§ **The exercise**
Word for word, extract the first line of the records below and each line after it, up to and including the line with "ylabel_x = [15, 470, 928]". Pictures are left out.

§ **Records for the task**
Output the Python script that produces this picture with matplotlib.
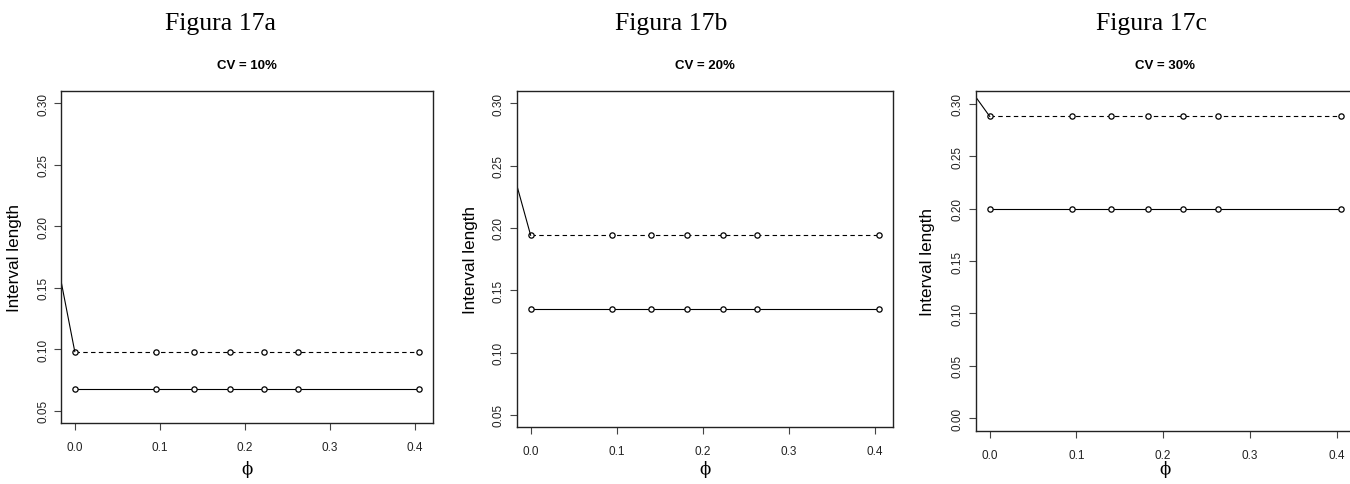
import matplotlib
matplotlib.use("Agg")
import matplotlib.pyplot as plt

# ---- data ----
phi = [0.0, 0.095, 0.14, 0.182, 0.223, 0.263, 0.405]
cv_titles = ["CV = 10%", "CV = 20%", "CV = 30%"]
fig_labels = ["Figura 17a", "Figura 17b", "Figura 17c"]
solid_vals = [0.068, 0.135, 0.200]
dashed_vals = [0.098, 0.194, 0.288]
# leading segment coming from outside the plot region (clipped)
lead_x = -0.02
lead_y = [0.169, 0.244, 0.311]
y_ticks = [
    [0.05, 0.10, 0.15, 0.20, 0.25, 0.30],
    [0.05, 0.10, 0.15, 0.20, 0.25, 0.30],
    [0.00, 0.05, 0.10, 0.15, 0.20, 0.25, 0.30],
]
x_ticks = [0.0, 0.1, 0.2, 0.3, 0.4]

W, H = 1350, 485
fig = plt.figure(figsize=(W / 100, H / 100), dpi=100)

# axes boxes in pixels: left, right, top, bottom
boxes = [
    (61, 433, 91.7, 424.0),
    (516.7, 893.3, 91.7, 428.3),
    (975.7, 1355.0, 92.3, 431.7),
]
ylims = [(0.04, 0.31), (0.04, 0.31), (-0.012, 0.312)]
fig_label_x = [220, 671.5, 1151.5]
ylabel_x = [15, 470, 928]

for i in range(3):
    l, r, t, b = boxes[i]
    ax = fig.add_axes([l / W, 1 - b / H, (r - l) / W, (b - t) / H])
    ax.set_xlim(-0.0162, 0.4212)
    ax.set_ylim(*ylims[i])
    lw = 0.8
    # solid series
    ax.plot(phi, [solid_vals[i]] * len(phi), color="black", lw=lw,
            marker="o", mfc="white", mec="black", ms=3.8, mew=0.9)
    # dashed series
    ax.plot(phi, [dashed_vals[i]] * len(phi), color="black", lw=lw,
            ls=(0, (4, 3)), marker="o", mfc="white", mec="black", ms=3.8, mew=0.9)
    # lead segment
    ax.plot([lead_x, phi[0]], [lead_y[i], dashed_vals[i]], color="black", lw=lw)

    ax.set_xticks(x_ticks)
    ax.set_xticklabels([f"{v:.1f}" for v in x_ticks], family="Liberation Sans",
                       fontsize=8.5, color="#222222")
    ax.set_yticks(y_ticks[i])
    ax.set_yticklabels([f"{v:.2f}" for v in y_ticks[i]], family="Liberation Sans",
                       fontsize=8.5, rotation=90, va="center", color="#222222")
    ax.tick_params(direction="out", length=5, width=0.8, color="#444444")
    ax.tick_params(axis="x", pad=8)
    ax.tick_params(axis="y", pad=3.5)
    for s in ax.spines.values():
        s.set_linewidth(1.0)
        s.set_color("#222222")

    cx = (l + r) / 2
    fig.text(cx / W, 1 - 66 / H, cv_titles[i], ha="center", va="center",
             family="Liberation Sans", fontweight="bold", fontsize=9.5)
    fig.text(cx / W, 1 - 470 / H, "\u03d5", ha="center", va="center",
             family="DejaVu Serif", fontsize=12)
    fig.text(ylabel_x[i] / W, 1 - ((t + b) / 2) / H, "Interval length",
             ha="center", va="center", rotation=90,
             family="Liberation Sans", fontsize=12.3)
    fig.text(fig_label_x[i] / W, 1 - 30 / H, fig_labels[i], ha="center",
             va="baseline", family="Liberation Serif", fontsize=18.5)

fig.savefig("out.png", dpi=100)
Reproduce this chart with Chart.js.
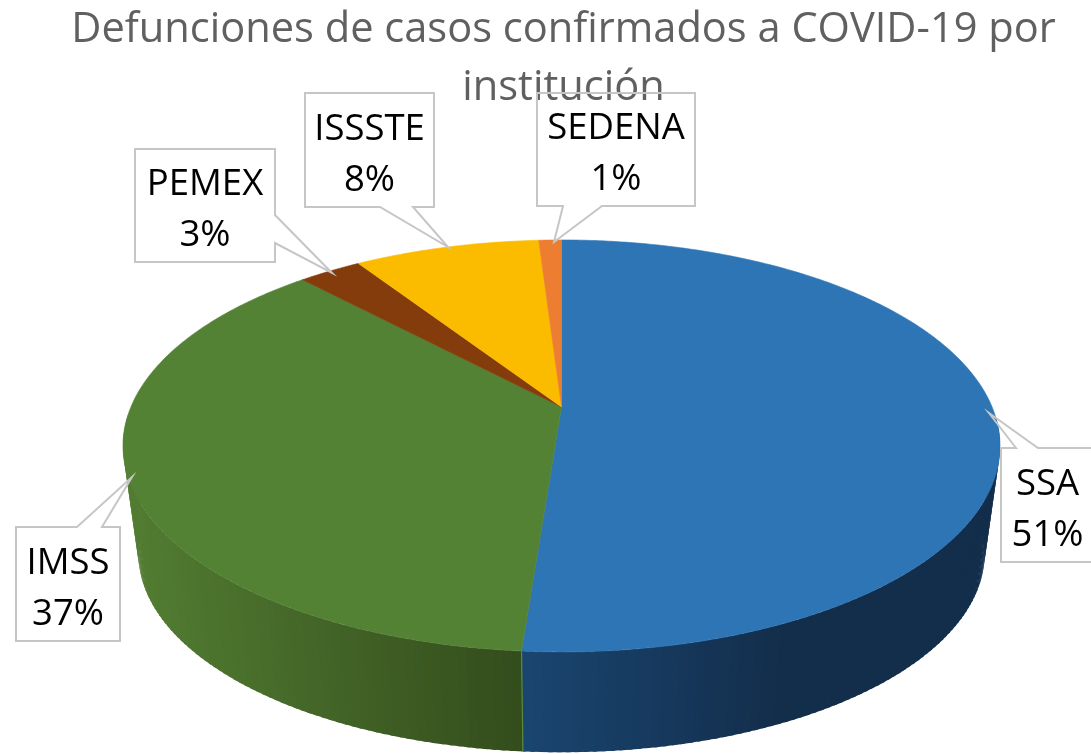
<!DOCTYPE html>
<html><head><meta charset="utf-8">
<style>html,body{margin:0;padding:0;background:#fff}#w{width:1091px;height:754px;position:relative;overflow:hidden}</style>
<script src="https://cdn.jsdelivr.net/npm/chart.js@4/dist/chart.umd.min.js"></script>
</head><body><div id="w"><canvas id="c" width="1091" height="754"></canvas></div>
<script>
const titleLines = ['Defunciones de casos confirmados a COVID-19 por', 'institución'];
const categories = ['SSA', 'IMSS', 'PEMEX', 'ISSSTE', 'SEDENA'];
const values = [51.2, 36.8, 2.8, 8.2, 1.0];
const faceColors = ['#2e75b6', '#548235', '#843c0c', '#fbbc00', '#ed7d31'];

// Callout layout (box + pointer), kept apart from the data
const callouts = [
  {box:[1001,448,1094,562], ptr:[[1016,448],[989,413],[1038,448]]},
  {box:[16,527,120,641],    ptr:[[77,527],[132,477],[102,527]]},
  {box:[135,149,275,262],   ptr:[[275,215],[332,273],[275,243]]},
  {box:[305,93,434,207],    ptr:[[380,207],[448,247],[413,207]]},
  {box:[537,93,695,206],    ptr:[[563,206],[554,242],[602,206]]}
];
// Perspective disc: top face and bottom face
const P = 0.189;
const top_ = {cx:561.5, cy:407, A:430.6, B:198.6};
const bot_ = {cx:561.5, cy:516, A:415.5, B:191.6};
function proj(f, ang){
  const a = ang + Math.PI/2, u = Math.sin(a), v = -Math.cos(a), w = 1 - P*v;
  return [f.cx + f.A*u/w, f.cy + f.B*v/w];
}
const lerp = (c1,c2,t)=>`rgb(${c1.map((c,i)=>Math.round(c+(c2[i]-c)*t)).join(',')})`;
const sideShades = [
  x=>lerp([26,69,112],[19,46,75],Math.min(1,Math.max(0,(x-522)/260))),
  x=>lerp([51,76,28],[82,124,50],Math.min(1,Math.max(0,(522-x)/392)))
];
const pie3d = {
  id:'pie3d',
  beforeDatasetDraw(chart){
    const ctx = chart.ctx, arcs = chart.getDatasetMeta(0).data;
    const step = Math.PI/180;
    // side wall: front part of the disc only
    arcs.forEach((arc,i)=>{
      const shade = sideShades[i]; if(!shade) return;
      for(let a=arc.startAngle; a<arc.endAngle-1e-6; a+=step){
        if(Math.sin(a) < 0.05) continue;
        const b = Math.min(a+step*1.5, arc.endAngle);
        const p1=proj(top_,a), p2=proj(top_,b), p3=proj(bot_,b), p4=proj(bot_,a);
        ctx.beginPath();ctx.moveTo(...p1);ctx.lineTo(...p2);ctx.lineTo(...p3);ctx.lineTo(...p4);ctx.closePath();
        ctx.fillStyle=shade((p1[0]+p2[0])/2);ctx.fill();
      }
    });
    // seam between the two front walls
    const seam = arcs[0].endAngle, s1=proj(top_,seam), s2=proj(bot_,seam);
    ctx.beginPath();ctx.moveTo(...s1);ctx.lineTo(...s2);ctx.strokeStyle='#5b8a3a';ctx.lineWidth=1.2;ctx.stroke();
    // top face
    arcs.forEach((arc,i)=>{
      ctx.beginPath();ctx.moveTo(top_.cx,top_.cy);
      const n=Math.max(2,Math.ceil((arc.endAngle-arc.startAngle)/(step/2)));
      for(let k=0;k<=n;k++){ctx.lineTo(...proj(top_,arc.startAngle+(arc.endAngle-arc.startAngle)*k/n));}
      ctx.closePath();
      ctx.fillStyle=faceColors[i];ctx.strokeStyle=faceColors[i];ctx.lineWidth=0.6;ctx.fill();ctx.stroke();
    });
    return false;
  },
  afterDatasetsDraw(chart){
    const ctx = chart.ctx;
    ctx.save();
    callouts.forEach((c,i)=>{
      const [x0,y0,x1,y1]=c.box;
      ctx.beginPath();
      const [a,t,b]=c.ptr;
      if(a[1]===y0){ ctx.moveTo(x0,y0);ctx.lineTo(...a);ctx.lineTo(...t);ctx.lineTo(...b);ctx.lineTo(x1,y0);ctx.lineTo(x1,y1);ctx.lineTo(x0,y1);}
      else if(a[1]===y1){ ctx.moveTo(x0,y0);ctx.lineTo(x1,y0);ctx.lineTo(x1,y1);ctx.lineTo(...b);ctx.lineTo(...t);ctx.lineTo(...a);ctx.lineTo(x0,y1);}
      else { ctx.moveTo(x0,y0);ctx.lineTo(x1,y0);ctx.lineTo(...a);ctx.lineTo(...t);ctx.lineTo(...b);ctx.lineTo(x1,y1);ctx.lineTo(x0,y1);}
      ctx.closePath();
      ctx.strokeStyle='#c6c6c6';ctx.lineWidth=2;ctx.stroke();
      ctx.fillStyle='#000';ctx.font='36.5px "Open Sans"';ctx.textAlign='center';ctx.textBaseline='middle';
      const cx=(x0+x1)/2, cy=(y0+y1)/2;
      ctx.fillText(categories[i],cx,cy-25.5+5);
      ctx.fillText(Math.round(values[i])+'%',cx,cy+25.5+5);
    });
    ctx.restore();
  }
};
new Chart(document.getElementById('c'),{
  type:'pie',
  data:{labels:categories,datasets:[{data:values,backgroundColor:faceColors,borderWidth:0}]},
  options:{
    responsive:false,animation:false,
    layout:{padding:{left:36,top:0}},
    events:[],
    plugins:{
      legend:{display:false},tooltip:{enabled:false},
      title:{display:true,text:titleLines,color:'#606060',padding:{top:1,bottom:0},
        font:{family:'"Open Sans"',size:41.6,weight:'normal',lineHeight:1.4}}
    }
  },
  plugins:[pie3d]
});
</script></body></html>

§ **Exercise result**
Output the Python script that produces this picture with matplotlib.
import matplotlib
matplotlib.use("Agg")
import matplotlib.pyplot as plt

# ---- data ----
phi = [0.0, 0.095, 0.14, 0.182, 0.223, 0.263, 0.405]
cv_titles = ["CV = 10%", "CV = 20%", "CV = 30%"]
fig_labels = ["Figura 17a", "Figura 17b", "Figura 17c"]
solid_vals = [0.068, 0.135, 0.200]
dashed_vals = [0.098, 0.194, 0.288]
# leading segment coming from outside the plot region (clipped)
lead_x = -0.02
lead_y = [0.169, 0.244, 0.311]
y_ticks = [
    [0.05, 0.10, 0.15, 0.20, 0.25, 0.30],
    [0.05, 0.10, 0.15, 0.20, 0.25, 0.30],
    [0.00, 0.05, 0.10, 0.15, 0.20, 0.25, 0.30],
]
x_ticks = [0.0, 0.1, 0.2, 0.3, 0.4]

W, H = 1350, 485
fig = plt.figure(figsize=(W / 100, H / 100), dpi=100)

# axes boxes in pixels: left, right, top, bottom
boxes = [
    (61, 433, 91.7, 424.0),
    (516.7, 893.3, 91.7, 428.3),
    (975.7, 1355.0, 92.3, 431.7),
]
ylims = [(0.04, 0.31), (0.04, 0.31), (-0.012, 0.312)]
fig_label_x = [220, 671.5, 1151.5]
ylabel_x = [15, 470, 928]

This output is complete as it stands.